User-Defined Function - Get First Day of the Week

To get the name of the month instead of the month number, you will use the DATENAME date function.  The DATENAME date function returns a character string representing the specified datepart of the specified date and its syntax is as follows:

DATENAME ( datepart, date )

datepart is the parameter that specified the part of the date to return.  For months, you can use either MONTH, MM or M.  date is an expression that returns a datetime or smalldatetime value, or a character string in a date format.
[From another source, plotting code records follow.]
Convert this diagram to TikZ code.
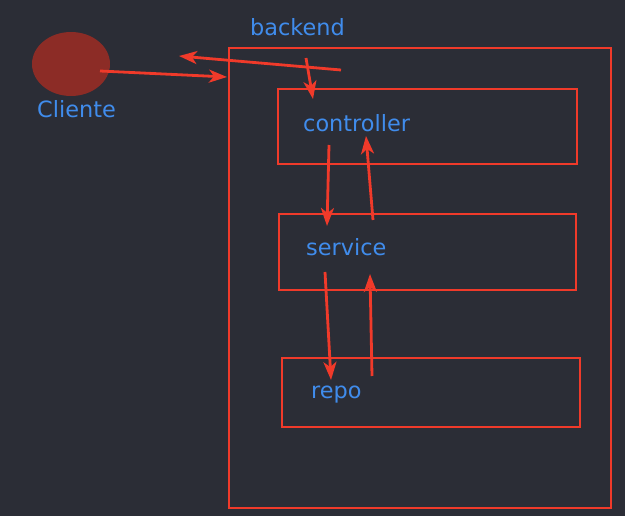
\documentclass[tikz,border=0pt]{standalone}
\usepackage{fontspec}
\setsansfont{DejaVu Sans}
\usetikzlibrary{arrows.meta, positioning, calc, shapes.geometric}
\definecolor{bgdark}{RGB}{43, 45, 54}
\definecolor{linered}{RGB}{240, 58, 42}
\definecolor{labelblue}{RGB}{64, 140, 236}
\definecolor{clientred}{RGB}{140, 44, 38}

\begin{document}
\begin{tikzpicture}[x=1pt, y=-1pt,
        box/.style={draw=linered, line width=2.8pt, inner sep=0pt},
        lbl/.style={text=labelblue, font=\sffamily\fontsize{22.4}{26}\selectfont, inner sep=0pt, anchor=base west},
        flow/.style={draw=linered, line width=2.8pt, -{Stealth[length=18pt, width=13pt, inset=5pt]}}]
        % background
        \fill[bgdark] (0,0) rectangle (625,516);

        % Cliente
        \node[ellipse, fill=clientred, minimum width=78pt, minimum height=64pt, inner sep=0pt] (cliente) at (71,64) {};
        \node[lbl] (cliente-lbl) at (37,118) {Cliente};

        % backend and its layers
        \node[box, minimum width=382pt, minimum height=460pt] (backend) at (420,278) {};
        \node[lbl] (backend-lbl) at (250,36) {backend};

        \node[box, minimum width=299pt, minimum height=75pt] (controller) at (427.5,126.5) {};
        \node[lbl] (controller-lbl) at (303,132) {controller};

        \node[box, minimum width=297pt, minimum height=76pt] (service) at (427.5,252) {};
        \node[lbl] (service-lbl) at (306,256) {service};

        \node[box, minimum width=298pt, minimum height=69pt] (repo) at (431,392.5) {};
        \node[lbl] (repo-lbl) at (311,399) {repo};

        % arrow ends
        \coordinate (cli-out) at (100,71);
        \coordinate (be-in) at (227,77);
        \coordinate (be-out) at (341,70);
        \coordinate (cli-in) at (179,56);
        \coordinate (be-down) at (306,58);
        \coordinate (ctrl-in) at (313,99);
        \coordinate (ctrl-out) at (329,145);
        \coordinate (serv-in) at (327,226);
        \coordinate (serv-up) at (373,220);
        \coordinate (ctrl-back) at (366,136);
        \coordinate (serv-out) at (325,272);
        \coordinate (repo-in) at (331,380);
        \coordinate (repo-up) at (372,376);
        \coordinate (serv-back) at (370,274);

        % requests and responses
        \draw[flow] (cli-out) -- (be-in);
        \draw[flow] (be-out) -- (cli-in);
        \draw[flow] (be-down) -- (ctrl-in);
        \draw[flow] (ctrl-out) -- (serv-in);
        \draw[flow] (serv-up) -- (ctrl-back);
        \draw[flow] (serv-out) -- (repo-in);
        \draw[flow] (repo-up) -- (serv-back);
\end{tikzpicture}
\end{document}
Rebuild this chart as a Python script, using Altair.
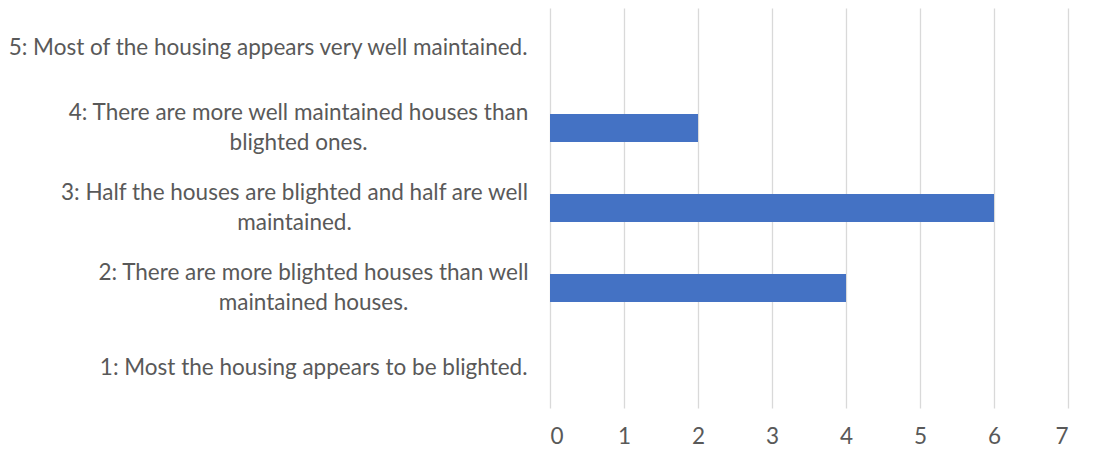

Here's an example on how to use the DATENAME date function to get the name of the month of a given date:

DECLARE @ChristmasDay    DATETIME
SET @ChristmasDay = '2000/12/25'

SELECT DATENAME(MONTH, @ChristmasDay) AS [Month Name]

Month Name
---------------
December

To get the name of the day of the week such as Sunday or Monday, you will use the DATENAME date function.  The DATENAME date function returns a character string representing the specified datepart of the specified date and its syntax is as follows:

DATENAME ( datepart, date )

datepart is the parameter that specified the part of the date to return.  For the day of the week, you can use either WEEKDAY or DW.  date is an expression that returns a datetime or smalldatetime value, or a character string in a date format.

Here's an example on how to use the DATENAME date function to get the name of the day of the week of a given date:

DECLARE @ChristmasDay DATETIME    SET
@ChristmasDay = '2000/12/25' SELECT

DATENAME(WEEKDAY, @ChristmasDay) AS [Day Of Week]

Day Of Week
---------------
Monday